3. Visit Project Puffin Visitor Center
Since a group of local volunteers, local businesses, and private donors came together with Audubon in 2006 to open the Project Puffin Visitor Center, the center has become one of Rockland's most popular attractions, and for very good reason. As its name suggests, the center is dedicated to celebrating the work of Project Puffin, which works tirelessly to encourage puffins and other rare seabirds native to Maine back to historic nesting islands. There's a wonderful array of interactive exhibits to check out, including a live video stream of puffins and other seabirds, a gallery, and a theater showing a twenty-minute film that highlights the successes and challenges faced by the project.
2. Admire the art at Farnsworth Art Museum
Art lovers shouldn't miss a visit to Farnsworth Art Museum, one of Rockland's biggest tourist attractions and one that's guaranteed to keep art enthusiasts in hours of browsing pleasure. Boasting around twenty thousand square feet of gallery space, this giant museum is home to a vast collection of over fifteen thousand nationally recognized Maine-inspired and American artworks from artists that include Gilbert Stuart, Maurice Prendergast, Frank Benson, Eastman Johnson, Thomas Sully, Thomas Eakins, Childe Hassam, and Fitz Henry Lane. There's also one of the largest collections of Louise Nevelson sculptures in the country.

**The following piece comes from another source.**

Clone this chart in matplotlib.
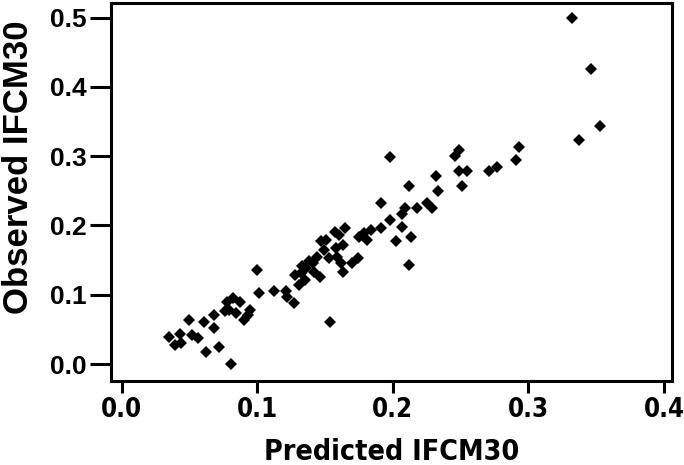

1. Enjoy the views at the Rockland Breakwater Lighthouse
Set at the tip of a granite breakwater that extends over 4,340 feet into the Rockland Harbor, the Rockland Breakwater Lighthouse is one of Rockland's most iconic landmarks. Built at the turn of the twentieth century, the lighthouse features a beautifully restored keepers' house that's open for tours every weekend during the summer months. It's also possible to climb to the top of the lantern to enjoy stunning panoramas over the lobster boats and historic schooners bobbing around the harbor. It's a bit of a trek to reach, but the sight of the shorebirds, harbor seals, and even the occasional dolphin around the breakwater make it an enjoyable one - just be sure to wear comfortable shoes.